Глаза Вревского торжествующе блеснули.
— Это главная изюминка моего плана. Третьего во всей французской армии будут отмечать день рождения императора Луи-Наполеона. Событие это празднуется пышно, с обильными возлияниями. А на исходе ночи, когда перепившиеся французы будут дрыхнуть, мы одним броском форсируем реку и захватим холмы. Еще рассветные сумерки не рассеются, а сражение будет уже выиграно!
Он еще некоторое время с увлечением описывал достоинства своего плана, но потом прервался.
— Я читаю в вашем взгляде недоумение. Чем оно вызвано?
— Не могу взять в рассуждение, ваше превосходительство, зачем вы тратите на меня время.
Генерал засмеялся, откинув назад крупную, с начинающимися залысинами голову.

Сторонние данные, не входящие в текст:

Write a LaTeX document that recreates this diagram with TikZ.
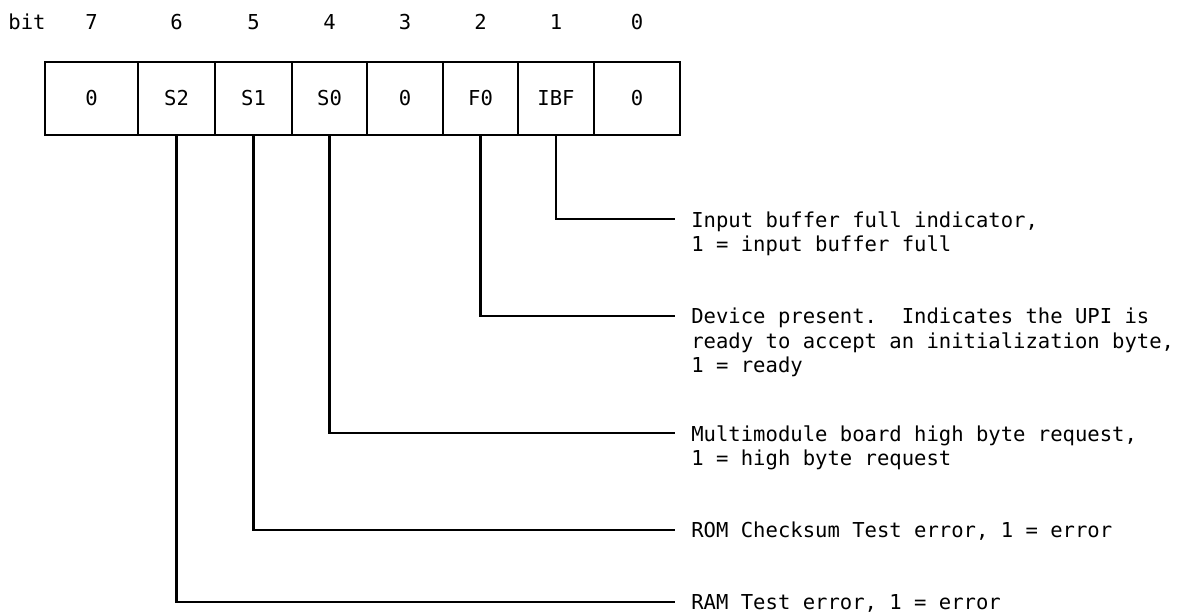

— Да, экивоков вы точно не признаете. Вижу. Перестаньте величать меня «превосходительством», вы ведь не военный. Прошу именем-отчеством. Что же, раз мы оба люди прямые, сразу выкладываю карты на стол. Вы мне нужны, Александр Денисович. И даже необходимы.
— Я?!
— Да. В некий критический момент мне понадобится ваше содействие. Произойдет это, вероятно, через две недели. Князь колеблется, он человек нерешительный, боящийся ответственности. Его сиятельство отдаст приказ о наступлении, лишь если за это выскажется большинство старших военачальников. Я сейчас беседую с каждым из них по очереди, убеждая в правильности своего плана. На эту предварительную подготовку у меня уйдет еще приблизительно две недели. Потом состоится военный совет…
— Я все-таки не понимаю. Меня ведь на этот совет никто не позовет?
— Вас — нет. А вот мнение вашего шефа, генерала Тотлебена, будет значить очень много. Князь Горчаков относится к нему, как к святому оракулу. Суждение одного Тотлебена может оказаться весомее позиции всех остальных. Однако Эдуард Иванович, к глубокому сожалению, не является сторонником наступления — и в особенности наступления на Черной речке.
Теперь Лекс начал догадываться, куда клонит Вревский, но все же счел нужным придать лицу недоуменное выражение.
— Не прикидывайтесь простаком и не скромничайте, — улыбнулся Павел Александрович. — Если главнокомандующий прислушивается ко мне и к Тотлебену, то Эдуард Иванович, как говорят, прислушивается только к вам. Он как-то проговорился одному из штабных: «К Горчакову государь приставил барона Вревского, а ко мне великий князь приставил барона Бланка». Так что мы с вами два барона — пара. Разница между мною и вами состоит вот в чем: князь относится ко мне с опаской и ожидает подвоха, вам же удалось в короткий срок заслужить полное доверие Тотлебена. Так помогите же мне и моему плану, если вы в него верите. Попробуйте склонить Эдуарда Ивановича на нашу сторону.
Кажется, Вревский имел преувеличенное представление о влиянии Бланка на начальника инженерной части.
А может быть, и нет. Отношения с шефом представились Лексу в несколько ином свете. Он никогда не пытался изобразить из себя влиятельную персону, вхожую в высшие сферы, и уводил разговор в сторону, когда Тотлебен пытался выведать что-нибудь о Николае Николаевиче или «флуктуациях» в большом свете. Но эта уклончивость, вероятно, лишь укрепляла инженер-генерала в мнении, что барон Бланк прислан неспроста.